#### Material provided
** begin **

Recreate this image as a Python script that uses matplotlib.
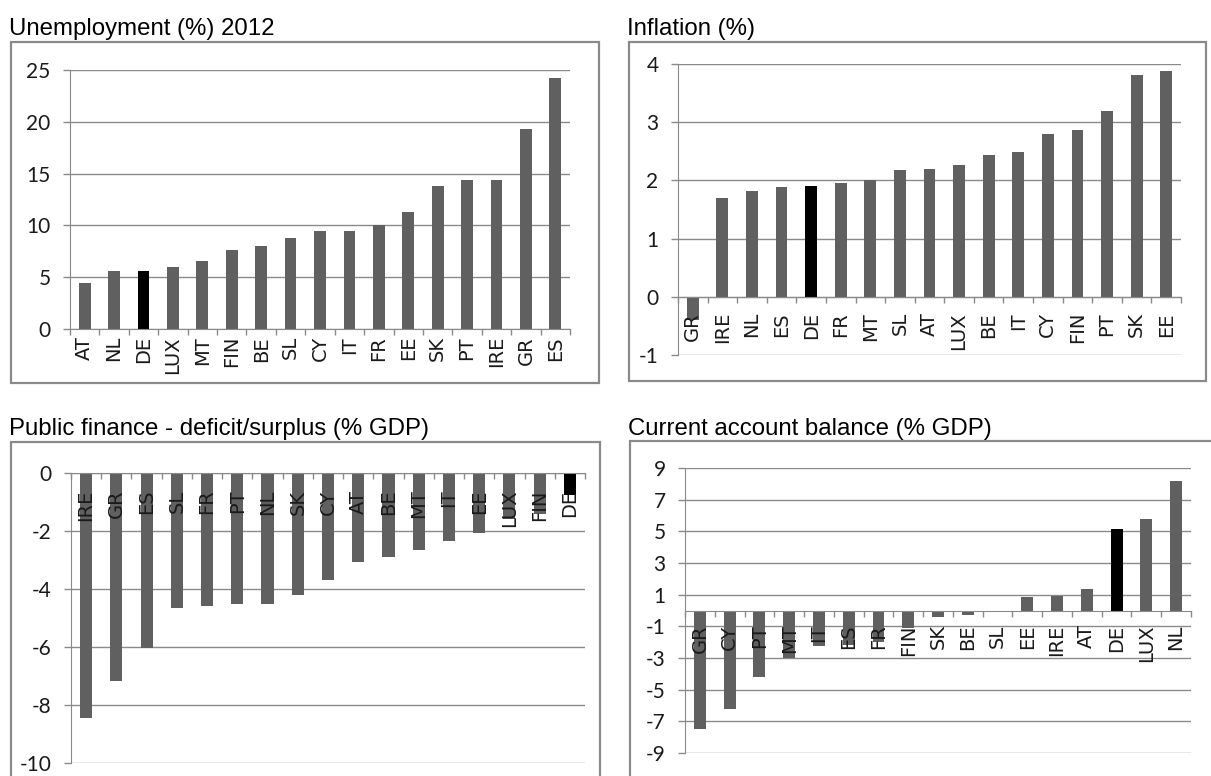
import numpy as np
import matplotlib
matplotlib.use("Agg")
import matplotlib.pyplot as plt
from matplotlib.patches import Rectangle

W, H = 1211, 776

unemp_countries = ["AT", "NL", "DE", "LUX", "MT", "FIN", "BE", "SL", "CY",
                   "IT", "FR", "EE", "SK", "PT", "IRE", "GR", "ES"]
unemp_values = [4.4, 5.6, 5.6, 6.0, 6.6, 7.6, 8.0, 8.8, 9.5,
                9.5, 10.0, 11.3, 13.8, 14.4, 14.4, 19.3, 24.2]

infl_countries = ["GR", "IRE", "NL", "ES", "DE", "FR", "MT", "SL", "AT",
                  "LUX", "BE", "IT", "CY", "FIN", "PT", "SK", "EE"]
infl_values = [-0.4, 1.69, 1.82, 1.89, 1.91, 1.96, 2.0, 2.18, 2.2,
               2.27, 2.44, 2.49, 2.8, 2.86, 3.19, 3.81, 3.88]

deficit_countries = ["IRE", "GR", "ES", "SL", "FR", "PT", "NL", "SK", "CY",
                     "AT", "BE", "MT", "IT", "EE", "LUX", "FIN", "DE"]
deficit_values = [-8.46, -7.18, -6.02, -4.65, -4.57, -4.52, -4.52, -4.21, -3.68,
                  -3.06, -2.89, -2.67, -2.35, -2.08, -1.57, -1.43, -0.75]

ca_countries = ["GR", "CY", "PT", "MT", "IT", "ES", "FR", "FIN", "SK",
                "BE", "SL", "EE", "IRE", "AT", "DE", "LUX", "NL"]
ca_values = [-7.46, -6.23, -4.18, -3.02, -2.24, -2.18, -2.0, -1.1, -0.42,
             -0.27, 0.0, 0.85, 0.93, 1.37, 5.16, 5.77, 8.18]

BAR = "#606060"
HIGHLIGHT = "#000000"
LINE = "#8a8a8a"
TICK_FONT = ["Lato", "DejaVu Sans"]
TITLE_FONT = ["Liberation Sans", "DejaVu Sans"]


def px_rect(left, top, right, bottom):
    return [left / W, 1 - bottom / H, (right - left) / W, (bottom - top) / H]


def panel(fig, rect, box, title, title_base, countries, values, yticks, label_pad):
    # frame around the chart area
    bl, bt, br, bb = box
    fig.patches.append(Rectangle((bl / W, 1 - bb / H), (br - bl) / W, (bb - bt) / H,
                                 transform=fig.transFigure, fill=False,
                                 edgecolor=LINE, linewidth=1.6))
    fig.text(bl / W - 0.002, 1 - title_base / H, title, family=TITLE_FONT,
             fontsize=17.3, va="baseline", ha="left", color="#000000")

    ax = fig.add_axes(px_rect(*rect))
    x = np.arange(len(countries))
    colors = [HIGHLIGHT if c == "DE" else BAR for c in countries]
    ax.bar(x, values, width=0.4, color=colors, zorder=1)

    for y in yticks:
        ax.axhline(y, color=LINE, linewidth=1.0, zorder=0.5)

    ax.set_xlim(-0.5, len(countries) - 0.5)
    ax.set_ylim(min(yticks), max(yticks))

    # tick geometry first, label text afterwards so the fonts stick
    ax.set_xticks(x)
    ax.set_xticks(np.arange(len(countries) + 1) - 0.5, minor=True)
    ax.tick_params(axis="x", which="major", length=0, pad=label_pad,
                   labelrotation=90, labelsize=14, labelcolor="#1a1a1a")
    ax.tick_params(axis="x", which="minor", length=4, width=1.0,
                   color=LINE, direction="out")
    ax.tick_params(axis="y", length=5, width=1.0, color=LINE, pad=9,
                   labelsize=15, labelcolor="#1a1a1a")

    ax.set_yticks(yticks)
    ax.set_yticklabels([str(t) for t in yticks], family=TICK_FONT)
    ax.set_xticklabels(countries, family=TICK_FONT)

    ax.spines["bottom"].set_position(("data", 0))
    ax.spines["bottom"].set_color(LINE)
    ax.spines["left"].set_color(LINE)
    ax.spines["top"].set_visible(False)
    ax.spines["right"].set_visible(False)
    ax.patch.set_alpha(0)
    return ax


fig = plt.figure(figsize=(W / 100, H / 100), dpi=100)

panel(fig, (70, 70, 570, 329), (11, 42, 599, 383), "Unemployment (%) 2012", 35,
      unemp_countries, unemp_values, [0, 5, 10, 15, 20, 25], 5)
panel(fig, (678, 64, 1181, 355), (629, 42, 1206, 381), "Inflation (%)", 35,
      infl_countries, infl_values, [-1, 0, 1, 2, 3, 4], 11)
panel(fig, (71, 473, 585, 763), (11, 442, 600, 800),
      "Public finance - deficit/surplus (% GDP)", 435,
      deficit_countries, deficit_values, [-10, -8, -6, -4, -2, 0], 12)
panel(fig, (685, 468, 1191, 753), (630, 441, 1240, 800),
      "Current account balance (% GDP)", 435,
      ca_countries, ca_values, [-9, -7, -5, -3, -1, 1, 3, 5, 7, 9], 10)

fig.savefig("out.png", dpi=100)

** end **

#### Goal of the exercise
Transcribe all the lines above exactly, apart from the pictures.

#### Final answer
Recreate this image as a Python script that uses matplotlib.
import numpy as np
import matplotlib
matplotlib.use("Agg")
import matplotlib.pyplot as plt
from matplotlib.patches import Rectangle

W, H = 1211, 776

unemp_countries = ["AT", "NL", "DE", "LUX", "MT", "FIN", "BE", "SL", "CY",
                   "IT", "FR", "EE", "SK", "PT", "IRE", "GR", "ES"]
unemp_values = [4.4, 5.6, 5.6, 6.0, 6.6, 7.6, 8.0, 8.8, 9.5,
                9.5, 10.0, 11.3, 13.8, 14.4, 14.4, 19.3, 24.2]

infl_countries = ["GR", "IRE", "NL", "ES", "DE", "FR", "MT", "SL", "AT",
                  "LUX", "BE", "IT", "CY", "FIN", "PT", "SK", "EE"]
infl_values = [-0.4, 1.69, 1.82, 1.89, 1.91, 1.96, 2.0, 2.18, 2.2,
               2.27, 2.44, 2.49, 2.8, 2.86, 3.19, 3.81, 3.88]

deficit_countries = ["IRE", "GR", "ES", "SL", "FR", "PT", "NL", "SK", "CY",
                     "AT", "BE", "MT", "IT", "EE", "LUX", "FIN", "DE"]
deficit_values = [-8.46, -7.18, -6.02, -4.65, -4.57, -4.52, -4.52, -4.21, -3.68,
                  -3.06, -2.89, -2.67, -2.35, -2.08, -1.57, -1.43, -0.75]

ca_countries = ["GR", "CY", "PT", "MT", "IT", "ES", "FR", "FIN", "SK",
                "BE", "SL", "EE", "IRE", "AT", "DE", "LUX", "NL"]
ca_values = [-7.46, -6.23, -4.18, -3.02, -2.24, -2.18, -2.0, -1.1, -0.42,
             -0.27, 0.0, 0.85, 0.93, 1.37, 5.16, 5.77, 8.18]

BAR = "#606060"
HIGHLIGHT = "#000000"
LINE = "#8a8a8a"
TICK_FONT = ["Lato", "DejaVu Sans"]
TITLE_FONT = ["Liberation Sans", "DejaVu Sans"]


def px_rect(left, top, right, bottom):
    return [left / W, 1 - bottom / H, (right - left) / W, (bottom - top) / H]


def panel(fig, rect, box, title, title_base, countries, values, yticks, label_pad):
    # frame around the chart area
    bl, bt, br, bb = box
    fig.patches.append(Rectangle((bl / W, 1 - bb / H), (br - bl) / W, (bb - bt) / H,
                                 transform=fig.transFigure, fill=False,
                                 edgecolor=LINE, linewidth=1.6))
    fig.text(bl / W - 0.002, 1 - title_base / H, title, family=TITLE_FONT,
             fontsize=17.3, va="baseline", ha="left", color="#000000")

    ax = fig.add_axes(px_rect(*rect))
    x = np.arange(len(countries))
    colors = [HIGHLIGHT if c == "DE" else BAR for c in countries]
    ax.bar(x, values, width=0.4, color=colors, zorder=1)

    for y in yticks:
        ax.axhline(y, color=LINE, linewidth=1.0, zorder=0.5)

    ax.set_xlim(-0.5, len(countries) - 0.5)
    ax.set_ylim(min(yticks), max(yticks))

    # tick geometry first, label text afterwards so the fonts stick
    ax.set_xticks(x)
    ax.set_xticks(np.arange(len(countries) + 1) - 0.5, minor=True)
    ax.tick_params(axis="x", which="major", length=0, pad=label_pad,
                   labelrotation=90, labelsize=14, labelcolor="#1a1a1a")
    ax.tick_params(axis="x", which="minor", length=4, width=1.0,
                   color=LINE, direction="out")
    ax.tick_params(axis="y", length=5, width=1.0, color=LINE, pad=9,
                   labelsize=15, labelcolor="#1a1a1a")

    ax.set_yticks(yticks)
    ax.set_yticklabels([str(t) for t in yticks], family=TICK_FONT)
    ax.set_xticklabels(countries, family=TICK_FONT)

    ax.spines["bottom"].set_position(("data", 0))
    ax.spines["bottom"].set_color(LINE)
    ax.spines["left"].set_color(LINE)
    ax.spines["top"].set_visible(False)
    ax.spines["right"].set_visible(False)
    ax.patch.set_alpha(0)
    return ax


fig = plt.figure(figsize=(W / 100, H / 100), dpi=100)

panel(fig, (70, 70, 570, 329), (11, 42, 599, 383), "Unemployment (%) 2012", 35,
      unemp_countries, unemp_values, [0, 5, 10, 15, 20, 25], 5)
panel(fig, (678, 64, 1181, 355), (629, 42, 1206, 381), "Inflation (%)", 35,
      infl_countries, infl_values, [-1, 0, 1, 2, 3, 4], 11)
panel(fig, (71, 473, 585, 763), (11, 442, 600, 800),
      "Public finance - deficit/surplus (% GDP)", 435,
      deficit_countries, deficit_values, [-10, -8, -6, -4, -2, 0], 12)
panel(fig, (685, 468, 1191, 753), (630, 441, 1240, 800),
      "Current account balance (% GDP)", 435,
      ca_countries, ca_values, [-9, -7, -5, -3, -1, 1, 3, 5, 7, 9], 10)

fig.savefig("out.png", dpi=100)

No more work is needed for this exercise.